When an organization invests in "test automation," including a tool and labor, that multi-day delay is not what they thought they were buying. What they envisioned are benefits from effective automated checks inside of a CI/CD pipeline.
Benefits, costs and risks of tests in the pipeline
The primary benefit of automated checks in CI/CD is fast feedback and isolation. When a change forces a check to break, the tool knows exactly which change it was, and can email the person who introduced the error so it can be fixed. With a CI process, that fix is easy because the change is explicit, perhaps between five and 100 lines of code. In a test-driven development commit-loop, the fix could be very much on the smaller side.
In engineering terms, there is almost no cost to such work. Perhaps the programmers check their email a bit more often. Unit tests as part of the pipeline is certainly cheaper than manually running the unit test suite in the development environment and waiting.
Larger teams that have a pipeline in the cloud may pay for the virtual machines to build everything, or to have the small data center to do it on premises. This is especially true if each build actually creates a virtualized test environment, including web servers and databases. The larger that environment, the more frequently code is pushed into version control; tests will be more extensive -- and overall, costs to rent a cloud-based CI/CD pipeline go up.

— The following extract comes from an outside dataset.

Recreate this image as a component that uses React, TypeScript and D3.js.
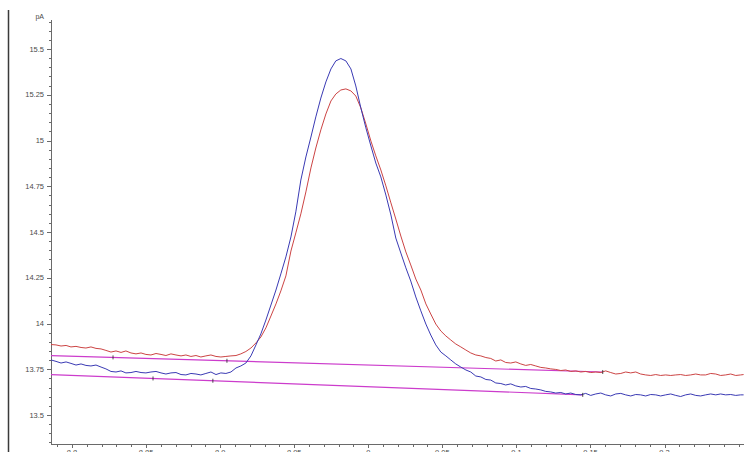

Like any other method, a shoddy, simplistic implementation, especially one which allows exceptions and rules-breaking, will lead to a poor outcome. Teams may ignore unit test failures, or consider some tests flaky and devalue or dismiss them: "It's okay if feature set 'Mirror' fails, but feature sets 'Object' and 'Reppledepple' must pass." In an environment where some rule-breaking is okay, developers learn to not trust test results and not worry if the CI fails. This phenomenon is known as the broken window effect or the normalization of deviance. Eventually, someone -- usually a manager -- sees the failing tests as false, "bad news" that "makes the team look bad," and orders that the failures be commented out or deleted.
Practical tips for tests in the CI/CD pipeline
The variety of technologies built to support an organization -- web, mobile, desktop, pure API, a little mainframe, etc. -- make it impossible to create a simple stepladder to tests within the pipeline. Assuming a web application context, though, we can generalize a few steps.
- Start with effective CI. Obviously, first you need to implement a continuous integration setup that checks code out and performs a build. This also includes a strategy to branch and merge code, and a feedback loop when CI fails.
- Isolate code units. Adding unit tests to a legacy app without change will likely involve a great deal of pain. The various components will depend on each other, making a "unit test" two dozen lines of setup, a function call and an assertion. Instead, start making good, testable code units when and where changes are introduced. This may require mocks, stubs and dependency injection.
- Rely on unit tests, but explore others. The next element to add is probably unit tests, which are an easy entryway into testing in the CI/CD pipeline. Unit tests catch important bugs quickly. Also, it's relatively easy to maintain a few of them, and they are typically easy to integrate into CI. Unit test tools generally run from the command line with text output, which can come directly into the format the CI tool needs to read but is not difficult to change.
After 20 years, some leaders in software development are rethinking the test pyramid approach with deep unit tests. Start with unit tests, but consider where the bugs come from -- it might be wise to consider other forms of test tooling earlier in the pipeline.
- Build virtual environments. Before you can run API or GUI tests, the web server to test against needs to exist with the new build. Automating the test environment build and setup makes setup easier and less painful, which leads to people testing more often. It also saves a great deal of manual time -- some teams with build and setup test automation report payback periods in a few days or weeks.
- For chronic failures, run API and GUI tests. Once the environment exists, consider where the bugs originate. If the login feature frequently breaks, add an API test right in the pipeline. If the issue is complex integration between the server, the web page and the API, consider adding a few full, light, end-to-end tests. The idea here is to quickly get feedback on chronic blocking conditions to stop wasted time.
- Iterate on depth, measure coverage. Roughly speaking, "We have some automated checks" is better than "We don't have any." The next step is to figure out what is covered, what is not and how deep that testing is occurring.